The problem with the ACA website is an engineering problem the scope of which is easy to miss. It is an *enormous* technical undertaking to run allow a large audience to all simultaneously engage with the large database for which the webpage acts as a front-end. It isn't a problem to create such a webpage and database, though it takes time and effort. The problem is to shore up the servers against the enormous amount of usage it receives. It's easy to miss this, since we don't stand in lines to get into crowded offices or anything similar, so we don't see the strain the system is under. It also isn't a webpage like any other, because the servers on which they run don't need to handle only providing the webpages themselves, but running the databases underneath. Each time you send a query to such a database, where it does a search through its records or matches various records with each other, puts a large load on the computers in addition to delivering the pages themselves to everybody who is using it at that time. If the database is large enough, and there are enough people trying to use it at the same time, the servers are under *enormous* strain. Correspondingly, failures of similar internet services--ones which run on top of databases of any complexity--are common, even expected for sufficiently large services. And the ACA website is certainly sufficiently large. There are no clever fixes for this problem, you simply have to see how bad things get and throw more server capacity at the problem (which is another, separate engineering challenge).

Jerry Fresia said...

"He has been aware for years that the Republicans would do everything they could to undermine the Affordable Care Act."

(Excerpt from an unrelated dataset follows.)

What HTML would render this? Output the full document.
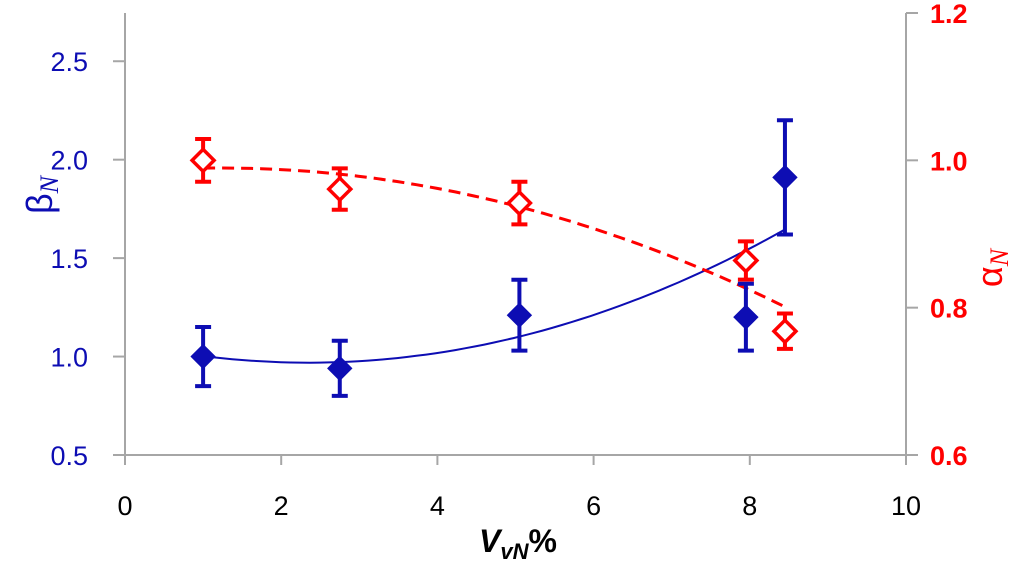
<!DOCTYPE html>
<html><head><meta charset="utf-8"><style>
html,body{margin:0;padding:0;background:#fff;width:1024px;height:564px;overflow:hidden}
svg{display:block;font-family:"Liberation Sans",sans-serif}
</style></head><body>
<svg id="chart" width="1024" height="564" viewBox="0 0 1024 564" xmlns="http://www.w3.org/2000/svg"></svg>
<script>
const xTicks=[0,2,4,6,8,10];
const leftTicks=[0.5,1.0,1.5,2.0,2.5];
const rightTicks=[0.6,0.8,1.0,1.2];
const betaX=[1.0,2.75,5.05,7.95,8.45];
const betaY=[1.00,0.94,1.21,1.20,1.91];
const betaErr=[0.15,0.14,0.18,0.17,0.29];
const alphaX=[1.0,2.75,5.05,7.95,8.45];
const alphaY=[1.000,0.961,0.942,0.864,0.768];
const alphaErr=[0.029,0.028,0.029,0.026,0.024];

const L=125,R=906,T=13,B=455;
const BLUE='#0d0db3',RED='#ff0000',GRAY='#a6a6a6';
const sx=v=>L+(v-0)/(10-0)*(R-L);
const syL=v=>B-(v-0.5)/(2.745-0.5)*(B-T);
const syR=v=>B-(v-0.6)/(1.2-0.6)*(B-T);
const svg=document.getElementById('chart');
const NS='http://www.w3.org/2000/svg';
function mk(tag,attrs,parent){const e=document.createElementNS(NS,tag);for(const k in attrs)e.setAttribute(k,attrs[k]);(parent||svg).appendChild(e);return e;}

function fit2(xs,ys){
  let S=[0,0,0,0,0],Q=[0,0,0];
  xs.forEach((x,i)=>{for(let k=0;k<5;k++)S[k]+=Math.pow(x,k);for(let k=0;k<3;k++)Q[k]+=ys[i]*Math.pow(x,k);});
  const M=[[S[0],S[1],S[2],Q[0]],[S[1],S[2],S[3],Q[1]],[S[2],S[3],S[4],Q[2]]];
  for(let i=0;i<3;i++){for(let j=i+1;j<3;j++){const f=M[j][i]/M[i][i];for(let k=i;k<4;k++)M[j][k]-=f*M[i][k];}}
  const c=[0,0,0];
  for(let i=2;i>=0;i--){let s=M[i][3];for(let k=i+1;k<3;k++)s-=M[i][k]*c[k];c[i]=s/M[i][i];}
  return x=>c[0]+c[1]*x+c[2]*x*x;
}

const ax=mk('g',{});


mk('line',{x1:L,y1:T,x2:L,y2:B,stroke:GRAY,'stroke-width':2},ax);
mk('line',{x1:R,y1:T,x2:R,y2:B,stroke:GRAY,'stroke-width':2},ax);
mk('line',{x1:L,y1:B,x2:R,y2:B,stroke:GRAY,'stroke-width':2},ax);
xTicks.forEach(v=>{
  mk('line',{x1:sx(v),y1:B,x2:sx(v),y2:B+10,stroke:GRAY,'stroke-width':2},ax);
  const t=mk('text',{x:sx(v),y:B+60,'text-anchor':'middle','font-size':27,fill:'#000'},ax);
  
  
  t.textContent=v;
});
leftTicks.forEach(v=>{
  mk('line',{x1:L-12,y1:syL(v),x2:L,y2:syL(v),stroke:GRAY,'stroke-width':2},ax);
  const t=mk('text',{x:L-37,y:syL(v)+10,'text-anchor':'end','font-size':27,fill:BLUE},ax);
  
  
  t.textContent=v.toFixed(1);
});
rightTicks.forEach(v=>{
  mk('line',{x1:R,y1:syR(v),x2:R+12,y2:syR(v),stroke:GRAY,'stroke-width':2},ax);
  const t=mk('text',{x:R+24,y:syR(v)+10,'text-anchor':'start','font-size':27,'font-weight':'bold',fill:RED},ax);
  
  
  t.textContent=v.toFixed(1);
});
const yl=mk('text',{x:0,y:0,transform:'translate(52,195) rotate(-90)','text-anchor':'middle','font-size':36,fill:BLUE});


yl.innerHTML='β<tspan font-family="Liberation Serif" font-style="italic" font-size="26" dy="6">N</tspan>';
const yr=mk('text',{x:0,y:0,transform:'translate(1002,268) rotate(-90)','text-anchor':'middle','font-size':36,fill:RED});


yr.innerHTML='α<tspan font-family="Liberation Serif" font-style="italic" font-size="26" dy="6">N</tspan>';
const xl=mk('text',{x:518,y:552,'text-anchor':'middle','font-size':32,'font-weight':'bold','font-style':'italic',fill:'#000'});


xl.innerHTML='V<tspan font-size="22" dy="7">vN</tspan><tspan dy="-7" font-style="normal">%</tspan>';

function trend(xs,ys,sy,attrs,name){
  const f=fit2(xs,ys);const x0=Math.min(...xs),x1=Math.max(...xs);let d='';
  for(let i=0;i<=60;i++){const x=x0+(x1-x0)*i/60;d+=(i?'L':'M')+sx(x).toFixed(1)+','+sy(f(x)).toFixed(1);}
  const p=mk('path',Object.assign({d:d,fill:'none'},attrs));
  
  
}
trend(betaX,betaY,syL,{stroke:BLUE,'stroke-width':2},'beta-trendline');
trend(alphaX,alphaY,syR,{stroke:RED,'stroke-width':3,'stroke-dasharray':'12,7'},'alpha-trendline');

function series(xs,ys,es,sy,color,filled,name){
  const g=mk('g',{});
  
  
  xs.forEach((x,i)=>{
    const cx=sx(x),cy=sy(ys[i]),y1=sy(ys[i]+es[i]),y2=sy(ys[i]-es[i]);
    mk('line',{x1:cx,y1:y1,x2:cx,y2:y2,stroke:color,'stroke-width':4},g);
    mk('line',{x1:cx-8,y1:y1,x2:cx+8,y2:y1,stroke:color,'stroke-width':4},g);
    mk('line',{x1:cx-8,y1:y2,x2:cx+8,y2:y2,stroke:color,'stroke-width':4},g);
    const s=filled?12:11;
    const p=mk('path',{d:`M${cx},${cy-s}L${cx+s},${cy}L${cx},${cy+s}L${cx-s},${cy}Z`,fill:filled?color:'#fff',stroke:color,'stroke-width':filled?1:3.5},g);
    
    
  });
}
series(alphaX,alphaY,alphaErr,syR,RED,false,'alpha-series');
series(betaX,betaY,betaErr,syL,BLUE,true,'beta-series');
</script>
</body></html>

"Everything" would include sabotage. Given the means and motivation of the Koch brothers, are we to believe they didn't have their fingers in the IT pie?

Robert Paul Wolff said...

Marinus, thank you. That is very helpful. Now let us hope that those in charge of the project manage fixes to it in a timely fashion. I think your point is well taken about the big difference between the sort of data crunching the campaign did and what is required by the ACA website.

Otto Normalverbraucher said...

I have no special insight, but according to some, the root of the problem is that the project was contracted out to political insiders. http://www.techdirt.com/articles/20131010/01484924821/

Otto Normalverbraucher said...

I have no special insight, but according to some, the root of the problem is that the project was contracted out to political insiders. http://www.techdirt.com/articles/20131010/01484924821/

Otto Normalverbraucher said...

I have no special insights, but according to some, the root of the problem is that the project was contracted out to political insiders.

http://www.techdirt.com/articles/20131010/01484924821/

Otto Normalverbraucher said...

And I don't know why that was posted multiple times. :-(

Magpie said...

Maybe some kind of echo? :-)

Aaron said...

A note about Obama's 'promise' that those who liked their plans/doctors could keep them.

I do not think that Obama uttered this as a half-truth - that is, that he lied. I think he and his administration did not think that any significant number of people who would lose their insurance under the ACA would be among those who liked their policies. After all, one can imagine an insurance policy that covers exactly $1 of coverage per year and costs $2 on 1 January each year. Of course the administration knew that such policies were banned by the ACA, but who could have thought that anyone with such a policy could be said to like that policy?

What's frustrating about Obama's response to this snafu is his apologetic tone. He made an overbold claim in an effort to calm the irrational, deeply selfish fear that those with insurance might have their policies altered in order that those without insurance could have access to better care. The real problem here has two faces. On the one, Americans are to blame for so fearing the plan that the Administration proposed. On the other, the Administration is to blame for not having better explained the ACA in the first place, thus alleviating at least some of the uncertainty that engendered the irrational, selfish fear in the first place.

It's also probably worth noting that the misinformation campaign waged by Republicans and conservative groups contributed to each face of the problem I described.

Robert Paul Wolff said...

Aaron, I quite agree. It is a mystery to me that someone as smart and as effective a public speaker as Obama is such a wretched teacher. He seems quite incapable of clearly, forcefully, and persuasively explaining his policies and actions even when they are entirely defensible. It is a genuine failing in someone who makes his career in politics!